Leader of the Pack

Always the first to spot a trend on campus? Now be the first to profit from it, too.
Magazine Contributor
3 min read

This story appears in the March 2006 issue of Entrepreneur. Subscribe »

College is a time to explore new trends-to wear the hottest fashions, create the newest drink and jump onto the latest entertainment fad. You're young, you're free, and as a college student, you're neck-deep in a plethora of trends just by being on campus--the fashion magazines watch your crew to see what's going to be hot next season. So why not start a business selling a product or service that taps into a trend, and spend your college years raking in some fad-based profits?

The key to hopping on to a good fad with a college business is getting in early. "Do it as quickly as possible--get the first-mover advantage," says Stanley B. Gyoshev, assistant professor of finance at the Mason School of Business at the College of William & Mary in Williamsburg, Virginia. "If you're starting a business like this, you don't want to be the biggest fish--you want to be the fastest fish." In other words, while it would've been cool to be the first to sell Napoleon Dynamite-inspired "Vote for Pedro" shirts on campus in 2004, it's over now.

Even though you want to get in fast, don't cut the typical business preparation short-maximize your efficiency by using your campus resources, such as entrepreneurship and marketing professors who can offer free guidance on how to launch your fad business, notes Gyoshev.

Jason Beck and Craig Rabin, co-founders of Collegiate Poker Tour Events Inc.in Buffalo Grove, Illinois, have a definite handle on today's trends. These childhood friends, both 22, got their business idea while at their respective colleges--Beck at the University of Miami and Rabin at Illinois State University. Upon graduation in 2004, the pair wanted to harness the popularity of poker playing for the college set. "I'm a poker player myself, and [we saw it] was a huge trend," says Beck.

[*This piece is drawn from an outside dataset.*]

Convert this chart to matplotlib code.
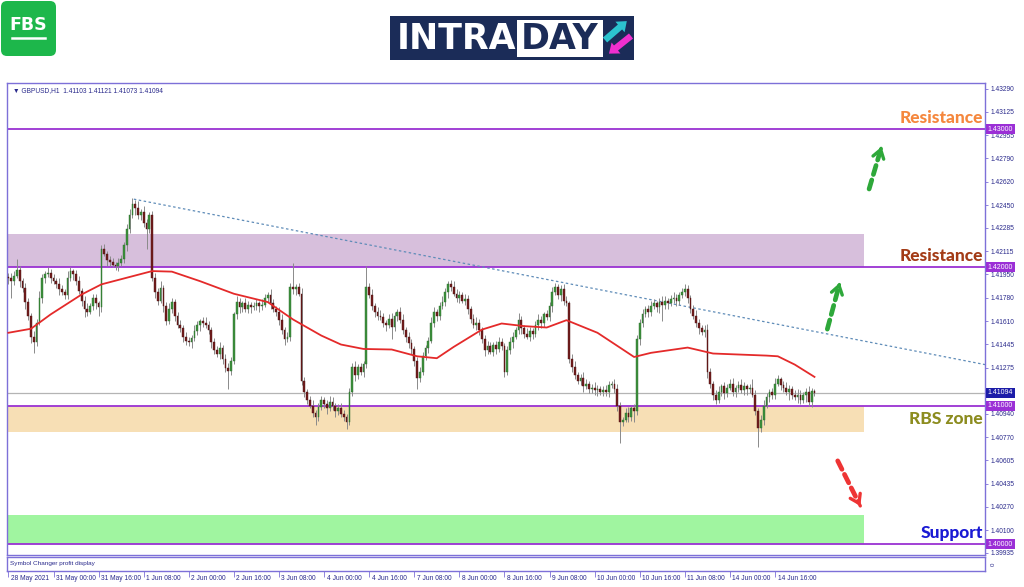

The company organizes high-profile poker tournaments for college intramural departments. There's strictly no gambling--students play for free and win prizes including gift certificates and scholarship dollars. The company makes money through sponsorships from local and national businesses, who pay for the exposure to the highly coveted college consumers. Beck and Rabin hope to gross about $100,000 in their first full year of business.

And while getting in on the ground floor of a trend can be great, be mindful of the competition in your arena, says Terri Barreiro, director of the Donald McNeely Center for Entrepreneurship at Saint John's University in Collegeville, Minnesota. "Think about who else is doing it," she says. Try to tailor your offering specifically to your campus or local area for a competitive advantage.

Just as quickly as fads start, they can fade, so be very mindful of how many products you're selling on a day-to-day basis--don't buy too much inventory thinking the craze will last forever. Once the fad starts to die down, you can close up shop and savor the profits you made before graduation, or you can try to change or broaden the focus of the business. For example, should people's passion for poker start to ebb down the road, the founders of Collegiate Poker Tour Events plan to broaden their company offering into an apparel line.

Now, profits in college--that's always fashionable.